We took a walk in the rain over to Pike Place market, where there's a little mini-donut shop in which they make the donuts right in front of you and shake them in a bag with cinnamon sugar. Emma finds this not only amazing but delicious so we got two bags and walked around Pike Place Market. We find the Gum Wall, which is pretty much as described. We go in search of our own gum to add to the wall, but couldn't find any, so we agreed to come back soon when we have gum. We dodged raindrops on the way back to our car. I saved her new shoe from a puddle while she hops. We laughed and ate fresh mini-donuts that we had seen being made, right in front of us.

When I got home, there was a phone message and a very angry email awaiting me, from a very disappointed man who has bought a webcam, installed software, and scheduled a time to talk to the child he has not seen in seven years.
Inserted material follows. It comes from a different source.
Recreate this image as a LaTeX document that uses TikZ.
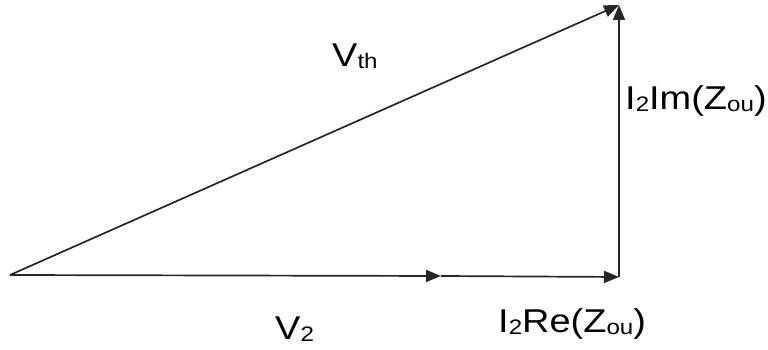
\documentclass[tikz,border=0pt]{standalone}
\usepackage{fontspec}
\setmainfont[FakeStretch=1.15]{Liberation Sans}
\usetikzlibrary{arrows.meta}
\newcommand{\lbsub}[1]{\raisebox{-2pt}{\fontsize{21}{23}\selectfont #1}}
\begin{document}
\begin{tikzpicture}[x=1pt,y=1pt,
  vec/.style={draw=black!85,line width=1.7pt,-{Triangle[length=15pt,width=12pt]}},
  lbl/.style={anchor=base west,inner sep=0pt,font=\fontsize{33}{36}\selectfont}]
\useasboundingbox (0,0) rectangle (768,350);
\coordinate (O) at (10,75);
\coordinate (M) at (441,74);
\coordinate (A) at (619,73);
\coordinate (B) at (619,345);
\draw[vec] (O) -- (M);
\draw[vec] (M) -- (A);
\draw[vec] (A) -- (B);
\draw[vec] (O) -- (B);
\node[lbl] (vth) at (332,283) {V\lbsub{th}};
\node[lbl] (v2) at (275,10) {V\lbsub{2}};
\node[lbl] (im) at (625,240) {I\lbsub{2}Im(Z\lbsub{ou})};
\node[lbl] (re) at (498,17) {I\lbsub{2}Re(Z\lbsub{ou})};
\end{tikzpicture}
\end{document}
It's late now - the middle of the night in Holland, where he is. Too late to fix. I send an apologetic email and then google the name of the "Talent Agency" that derailed the best-laid plans - and discover that we have basically spent our day getting pitched by the Amway of show-biz world.

How awesome do I feel right now? My daughter missed a rare appointment with her father so that I could take her to be scammed, a scam so obvious that Cynical Girl should have seen it coming a mile away, and now I not only have to apologize to my ex-husband, I have to explain it all to my child.

Cynical Girl: you're so fired.

I made the call to the ex, and do what grownups who are Doing The Right Thing do - I apologized profusely, because I realized how disappointing it must have been and the mistake was entirely mine. I told him about the "Talent Agency" and waited for the traditional accusatory reply, but he just listened and said, "Well, they must have been pretty smooth if they managed to put one over on you."

I didn't see that coming either.

A couple of hours later, my daughter is sitting in front of my computer, eagerly filling her father in on the details of her daily life - telling him about school, and explaining to him that we almost got scammed by a Talent Agency but we're too smart for that, but it's all okay because she got a new dress and shoes with heels and some fresh made donuts, too. I leave them alone, but after a while, Emma comes to get me, saying my ex wants to talk to me.

Have I mentioned that it's Halloween and I'm halfway into my costume as the Zombie Chef Ghoulia Child?

Normally I'd be worried about this, but instead I am aware of the oddest feeling in the world: I just don't care what he thinks. My father will laugh about this with me later. Someday, my daughter can laugh about this with her own father. Actually, she seems to have done so already.